All things in moderation is the key. If you form a page entirely from a feed, with no modification and no other unique content, you are unlikely to rank that page. It shouldn’t affect other pages on your site. If you do what Sonic does, add your own stuff into the feed to make it a bit more unique, or mix the items up a bit, perhaps only show selected items, this is a good move. If you have lots of other unique content on your page, then a small feed of a few items can actually be beneficial in that it is showing freshness when the search engines come round.

Google wants websites to be offering the visitor the answers to their questions, but think of this in an “overall” context. Unfortunately, Google’s algos are far from perfect, but logically, if the page brings together useful information from different sources and the user can get everything he needs to satisfy his query, ultimately it is likely you will be rewarded for that.

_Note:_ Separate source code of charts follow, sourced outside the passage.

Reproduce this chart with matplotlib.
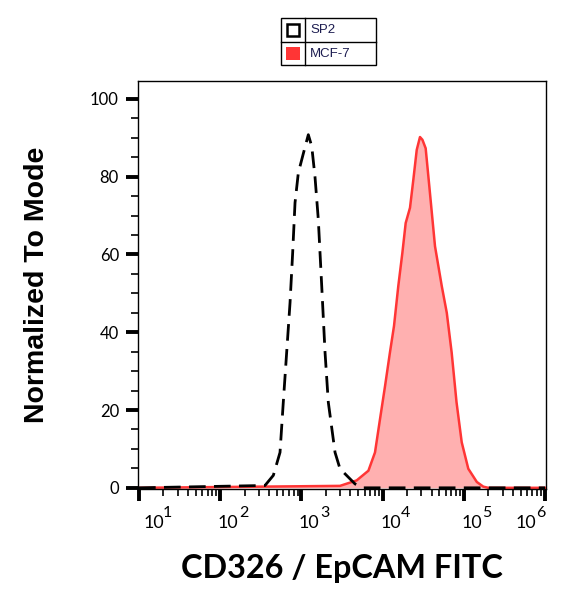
import matplotlib
matplotlib.use("Agg")
import matplotlib.pyplot as plt
import matplotlib.patches as mpatches
from matplotlib.ticker import MultipleLocator, LogLocator, NullFormatter

# histogram traces (x = fluorescence, y = % of mode)
sp2_x = [10, 356, 451, 545, 598, 658, 724, 780, 834, 916, 1057, 1216, 1340,
         1469, 1614, 1778, 1954, 2143, 2594, 2985, 4571, 5800, 1000000]
sp2_y = [0, 0.6, 3.2, 9.1, 22, 34.8, 47.6, 60.4, 73.3, 81, 86, 90.8, 87.8,
         80, 69, 51.9, 34.8, 22, 9.1, 4.9, 1.0, 0, 0]

mcf7_x = [10, 2985, 4786, 6683, 8054, 9290, 10715, 12303, 13804, 15596, 17498,
          19231, 21727, 23878, 26303, 28840, 30903, 33884, 37584, 44157, 53456,
          61660, 70795, 81283, 94189, 113501, 144544, 173780, 200000, 1000000]
mcf7_y = [0, 0.5, 1.9, 4.4, 9.1, 17.7, 26.2, 34.8, 41.6, 51.9, 60.4,
          68.1, 72, 79.2, 86.9, 90.2, 89.5, 87.3, 77.5, 62.1, 51.9,
          45, 34.8, 22, 11.7, 4.9, 1.5, 0.3, 0, 0]

series_names = ["SP2", "MCF-7"]
x_ticks = [1e1, 1e2, 1e3, 1e4, 1e5, 1e6]
x_tick_base = ["10", "10", "10", "10", "10", "10"]
x_tick_exp = ["1", "2", "3", "4", "5", "6"]
y_ticks = [0, 20, 40, 60, 80, 100]

fig = plt.figure(figsize=(5.66, 5.98), dpi=100)
ax = fig.add_axes([0.2433, 0.1823, 0.7214, 0.6822])

ax.fill_between(mcf7_x, mcf7_y, 0, color="#ffb0b0", lw=0)
ax.plot(mcf7_x, mcf7_y, color="#ff3535", lw=1.8)
ax.plot(sp2_x, sp2_y, color="black", lw=2.0, linestyle=(0, (6, 3)))

ax.set_xscale("log")
ax.set_xlim(10 ** 0.984, 10 ** 6.012)
ax.set_ylim(-0.3, 104.6)

ax.set_xticks(x_ticks)
ax.set_xticklabels([])
ax.xaxis.set_minor_locator(LogLocator(base=10, subs=range(2, 10), numticks=20))
ax.xaxis.set_minor_formatter(NullFormatter())
ax.set_yticks(y_ticks)
ax.yaxis.set_minor_locator(MultipleLocator(5))

for s in ax.spines.values():
    s.set_linewidth(1.0)

ax.tick_params(axis="both", which="major", length=8.5, width=2.8, direction="out")
ax.tick_params(axis="both", which="minor", length=5, width=1.2, direction="out")
ax.tick_params(axis="y", which="major", labelsize=12, pad=5)
for lab in ax.get_yticklabels():
    lab.set_family("Lato")

# flow-cytometry style decade labels, big exponent next to the base
px = 0.72  # points per pixel at 100 dpi
n = len(x_ticks)
for i, (xt, base, ex) in enumerate(zip(x_ticks, x_tick_base, x_tick_exp)):
    if i == 0:
        bx, ex_x, ha = 5, 23.5, "left"
    elif i == n - 1:
        bx, ex_x, ha = -8.5, 0, "right"
    else:
        bx, ex_x, ha = -2.5, 18.5, "left"
    ax.annotate(base, xy=(xt, 0), xycoords=("data", "axes fraction"),
                xytext=(bx * px, -39 * px), textcoords="offset points",
                ha=ha, va="baseline", fontsize=12.8, family="Lato",
                annotation_clip=False)
    ax.annotate(ex, xy=(xt, 0), xycoords=("data", "axes fraction"),
                xytext=(ex_x * px, -28 * px), textcoords="offset points",
                ha=ha, va="baseline", fontsize=11.5, family="Lato",
                annotation_clip=False)

ax.set_xlabel("CD326 / EpCAM FITC", fontsize=23.3, fontweight="bold", family="Lato", labelpad=35)
ax.set_ylabel("Normalized To Mode", fontsize=20.5, fontweight="bold",
              family="Liberation Sans", labelpad=28.5)

# boxed legend on top of the plot
lg = fig.add_axes([280 / 566, 1 - 65 / 598, 96 / 566, 48 / 598])
lg.set_xlim(0, 96)
lg.set_ylim(48, 0)
lg.axis("off")
lg.add_patch(mpatches.Rectangle((0.5, 0.5), 95, 47, fill=False, lw=1.0, ec="black", clip_on=False))
lg.plot([25, 25], [0.5, 47.5], color="black", lw=1.0, clip_on=False)
lg.plot([0.5, 95.5], [24.5, 24.5], color="black", lw=1.0, clip_on=False)
lg.add_patch(mpatches.Rectangle((6.5, 7), 12, 12, fill=False, lw=1.8, ec="black"))
lg.add_patch(mpatches.Rectangle((6, 29.5), 13.5, 13.5, fc="#ff3535", ec="none"))
for name, yc in zip(series_names, [13, 37]):
    lg.text(30, yc, name, fontsize=9.5, family="Liberation Sans", color="#1c1c50",
            va="center", ha="left")

fig.savefig("out.png", dpi=100)
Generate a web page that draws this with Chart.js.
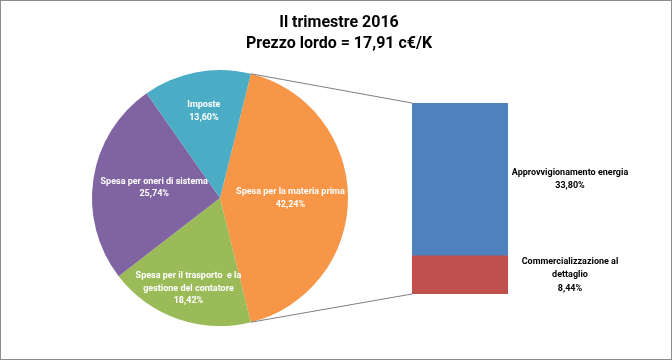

One other thing you want to watch for is the fact that many feeds will come with a backlink built in, or a requirement to add one. This too can actually be a good or bad thing. If the link is to a quality site, on your topic, or a page relevant to your topic, that too can benefit you. If however it’s some 2-bit site, in a “bad neighbourhood” (spammer heaven for example) or right off your topic, then that’s a bad thing. So pick your feeds carefully.

Don’t think backlinks are bad – they can be quite the opposite if you choose who you link to carefully!

So my take: RSS/XML feeds can be very beneficial, if used sensibly to form a part of the whole.